I am having huge problems with my cluster. Servers keeps disconnecting for unknown reason (there is nothing in logs) and crashing for unknown reason. I think I might have cluster setup wrong.
First this is first, I understand sharding and that is great feature but what are:
"n replica per shard"?
What that means?
Second thing. How to configure cluster with "n" servers? I have 6 servers because of sharding (i have few docs with more then 10mil records) but I am not sure that I configured my cluster correctly.
On every server I wrote:
for example (srv1.conf)
join=srv2:port
join=srv3:port
join=srv4:port
join=srv5:port
join=srv6:port
Is this correct way to add server to cluster?
There is nothing in docs and it would be great if you can post some "recommended" cluster configuration.
And third thing is about failover. In my 6 cluster server all tables have 6
shards with three replicas. Once i shout down for example server 1 app goes down and some crazy writes being on cluster. What is point of cluster if I do not have some redundancy if some other server goes down?

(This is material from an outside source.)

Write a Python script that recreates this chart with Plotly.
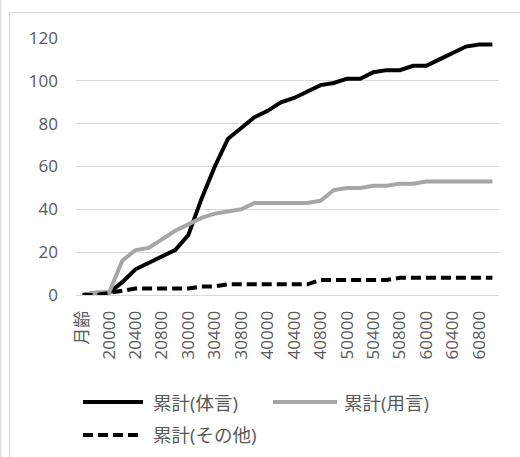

I really hope that someone could help me with this because when I had just one server my app was working all the time. Now every time that some servers get disconnected everything crashes. I am using nodejs rethinkdbdash.
UPDATE
I know what shard is, I have 2mil records for one table for example and they are distributed among 6 servers (for me this is important because of read speed). I do not understand what is "replica". Every table is configured like this, 6 shards and 3 replicas per shard. From what you said that means if some server goes down table will be available for read, but it is not (saying something like set read_mode=outdated and app crash). There is no way that I am going to change every part of app that is doing read and say read_mode= outdated. That is just poor programming.
There is nothing in logs. On every server in dmesg I have this:
TCP: TCP: Possible SYN flooding on port 28015. Sending cookies. Check SNMP counters.